◆ **Given request**
Return the listing below verbatim. Pictures do not belong in the copy.

[start]

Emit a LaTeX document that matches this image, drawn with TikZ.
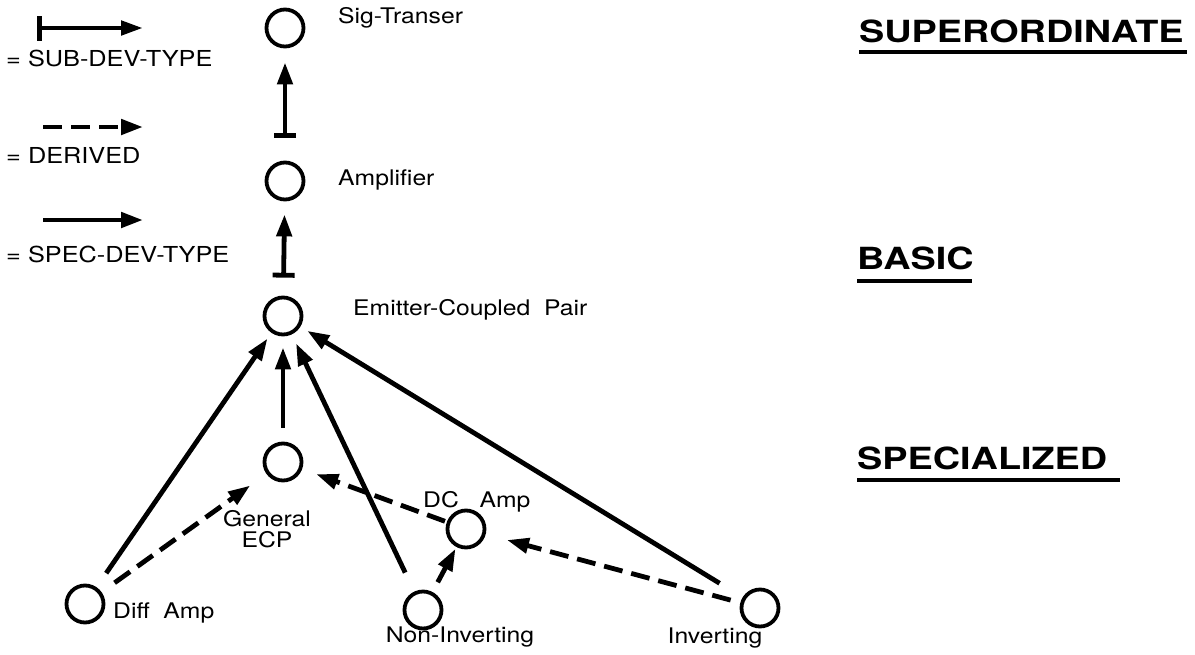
\documentclass[tikz,border=0pt]{standalone}
\usepackage{fontspec}
\setmainfont{TeX Gyre Heros}
\newfontfamily\lblfont[FakeStretch=1.15]{TeX Gyre Heros}
\newfontfamily\hdfont[FakeStretch=1.24]{TeX Gyre Heros}
\usetikzlibrary{arrows.meta}
\begin{document}
\begin{tikzpicture}[x=1pt,y=-1pt,
  dev/.style={circle,draw,line width=3.8pt,minimum size=37pt,inner sep=0pt},
  lbl/.style={font=\lblfont\fontsize{21.5}{22}\selectfont,inner sep=0pt},
  leg/.style={font=\lblfont\fontsize{22}{24}\selectfont,inner sep=0pt,anchor=west},
  hd/.style={font=\hdfont\bfseries\fontsize{30.5}{32}\selectfont,inner sep=0pt,anchor=west},
  tip/.style={-{Triangle[length=22pt,width=15pt]}},
  conn/.style={line width=4.8pt},
  spec/.style={conn,tip},
  subd/.style={conn,{Bar[width=22pt,line width=4.8pt]}-{Triangle[length=22pt,width=15pt]}},
  deriv/.style={conn,dash pattern=on 19pt off 9pt,tip},
  uline/.style={line width=4.5pt}
]
\useasboundingbox (0,0) rectangle (1195,654);

% nodes
\node[dev] (sig) at (285,28) {};
\node[dev] (amp) at (285,181) {};
\node[dev] (ecp) at (283,316) {};
\node[dev] (gen) at (283,462) {};
\node[dev] (diff) at (85,604) {};
\node[dev] (non) at (423,610) {};
\node[dev] (dc) at (466,529) {};
\node[dev] (inv) at (760,608) {};

% labels
\node[lbl,anchor=west] (tsig) at (338,18) {Sig-Transer};
\node[lbl,anchor=west] (tamp) at (338,180) {Amplifier};
\node[lbl,anchor=west] (tecp) at (353,310) {Emitter-Coupled\ \ Pair};
\node[lbl,anchor=base] (tgen1) at (267,526) {General};
\node[lbl,anchor=base] (tgen2) at (267,547) {ECP};
\node[lbl,anchor=west] (tdc) at (423,502) {DC\ \ \ Amp};
\node[lbl,anchor=west] (tdiff) at (113,613) {Diff\ \ Amp};
\node[lbl] (tnon) at (460,637) {Non-Inverting};
\node[lbl] (tinv) at (715,638) {Inverting};

% connectors
\draw[subd,shorten <=23pt,shorten >=14pt] (amp) -- (sig);
\draw[subd,shorten <=18pt,shorten >=13pt] (ecp) -- (amp);
\draw[spec,shorten <=14pt,shorten >=11pt] (gen) -- (ecp);
\draw[spec,shorten <=17pt,shorten >=7pt] (diff) -- (ecp);
\draw[spec,shorten <=21pt,shorten >=10pt] (non) -- (ecp);
\draw[spec,shorten <=27pt,shorten >=8pt] (inv) -- (ecp);
\draw[deriv,shorten <=16pt,shorten >=20pt] (diff) -- (gen);
\draw[deriv,shorten <=2pt,shorten >=15pt] (dc) -- (gen);
\draw[deriv,shorten <=11pt,shorten >=2pt] (non) -- (dc);
\draw[deriv,shorten <=10pt,shorten >=22pt] (inv) -- (dc);

% legend
\coordinate (l1a) at (37,28);  \coordinate (l1b) at (143,28);
\coordinate (l2a) at (43,127); \coordinate (l2b) at (143,127);
\coordinate (l3a) at (43,220); \coordinate (l3b) at (143,220);
\draw[conn,{Bar[width=25pt,line width=4.8pt]}-{Triangle[length=22pt,width=14pt]}] (l1a) -- (l1b);
\draw[deriv] (l2a) -- (l2b);
\draw[spec] (l3a) -- (l3b);
\node[leg] (g1) at (6,58) {= SUB-DEV-TYPE};
\node[leg] (g2) at (6,155) {= DERIVED};
\node[leg] (g3) at (6,254) {= SPEC-DEV-TYPE};

% headings
\node[hd] (h1) at (859,31) {SUPERORDINATE};
\node[hd] (h2) at (857,258) {BASIC};
\node[hd] (h3) at (857,458) {SPECIALIZED};
\draw[uline] (859,52) -- (1187,52);
\draw[uline] (857,281) -- (972,281);
\draw[uline] (857,480) -- (1120,480);
\end{tikzpicture}
\end{document}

[end]

◆ **Task output**
Emit a LaTeX document that matches this image, drawn with TikZ.
\documentclass[tikz,border=0pt]{standalone}
\usepackage{fontspec}
\setmainfont{TeX Gyre Heros}
\newfontfamily\lblfont[FakeStretch=1.15]{TeX Gyre Heros}
\newfontfamily\hdfont[FakeStretch=1.24]{TeX Gyre Heros}
\usetikzlibrary{arrows.meta}
\begin{document}
\begin{tikzpicture}[x=1pt,y=-1pt,
  dev/.style={circle,draw,line width=3.8pt,minimum size=37pt,inner sep=0pt},
  lbl/.style={font=\lblfont\fontsize{21.5}{22}\selectfont,inner sep=0pt},
  leg/.style={font=\lblfont\fontsize{22}{24}\selectfont,inner sep=0pt,anchor=west},
  hd/.style={font=\hdfont\bfseries\fontsize{30.5}{32}\selectfont,inner sep=0pt,anchor=west},
  tip/.style={-{Triangle[length=22pt,width=15pt]}},
  conn/.style={line width=4.8pt},
  spec/.style={conn,tip},
  subd/.style={conn,{Bar[width=22pt,line width=4.8pt]}-{Triangle[length=22pt,width=15pt]}},
  deriv/.style={conn,dash pattern=on 19pt off 9pt,tip},
  uline/.style={line width=4.5pt}
]
\useasboundingbox (0,0) rectangle (1195,654);

% nodes
\node[dev] (sig) at (285,28) {};
\node[dev] (amp) at (285,181) {};
\node[dev] (ecp) at (283,316) {};
\node[dev] (gen) at (283,462) {};
\node[dev] (diff) at (85,604) {};
\node[dev] (non) at (423,610) {};
\node[dev] (dc) at (466,529) {};
\node[dev] (inv) at (760,608) {};

% labels
\node[lbl,anchor=west] (tsig) at (338,18) {Sig-Transer};
\node[lbl,anchor=west] (tamp) at (338,180) {Amplifier};
\node[lbl,anchor=west] (tecp) at (353,310) {Emitter-Coupled\ \ Pair};
\node[lbl,anchor=base] (tgen1) at (267,526) {General};
\node[lbl,anchor=base] (tgen2) at (267,547) {ECP};
\node[lbl,anchor=west] (tdc) at (423,502) {DC\ \ \ Amp};
\node[lbl,anchor=west] (tdiff) at (113,613) {Diff\ \ Amp};
\node[lbl] (tnon) at (460,637) {Non-Inverting};
\node[lbl] (tinv) at (715,638) {Inverting};

% connectors
\draw[subd,shorten <=23pt,shorten >=14pt] (amp) -- (sig);
\draw[subd,shorten <=18pt,shorten >=13pt] (ecp) -- (amp);
\draw[spec,shorten <=14pt,shorten >=11pt] (gen) -- (ecp);
\draw[spec,shorten <=17pt,shorten >=7pt] (diff) -- (ecp);
\draw[spec,shorten <=21pt,shorten >=10pt] (non) -- (ecp);
\draw[spec,shorten <=27pt,shorten >=8pt] (inv) -- (ecp);
\draw[deriv,shorten <=16pt,shorten >=20pt] (diff) -- (gen);
\draw[deriv,shorten <=2pt,shorten >=15pt] (dc) -- (gen);
\draw[deriv,shorten <=11pt,shorten >=2pt] (non) -- (dc);
\draw[deriv,shorten <=10pt,shorten >=22pt] (inv) -- (dc);

% legend
\coordinate (l1a) at (37,28);  \coordinate (l1b) at (143,28);
\coordinate (l2a) at (43,127); \coordinate (l2b) at (143,127);
\coordinate (l3a) at (43,220); \coordinate (l3b) at (143,220);
\draw[conn,{Bar[width=25pt,line width=4.8pt]}-{Triangle[length=22pt,width=14pt]}] (l1a) -- (l1b);
\draw[deriv] (l2a) -- (l2b);
\draw[spec] (l3a) -- (l3b);
\node[leg] (g1) at (6,58) {= SUB-DEV-TYPE};
\node[leg] (g2) at (6,155) {= DERIVED};
\node[leg] (g3) at (6,254) {= SPEC-DEV-TYPE};

% headings
\node[hd] (h1) at (859,31) {SUPERORDINATE};
\node[hd] (h2) at (857,258) {BASIC};
\node[hd] (h3) at (857,458) {SPECIALIZED};
\draw[uline] (859,52) -- (1187,52);
\draw[uline] (857,281) -- (972,281);
\draw[uline] (857,480) -- (1120,480);
\end{tikzpicture}
\end{document}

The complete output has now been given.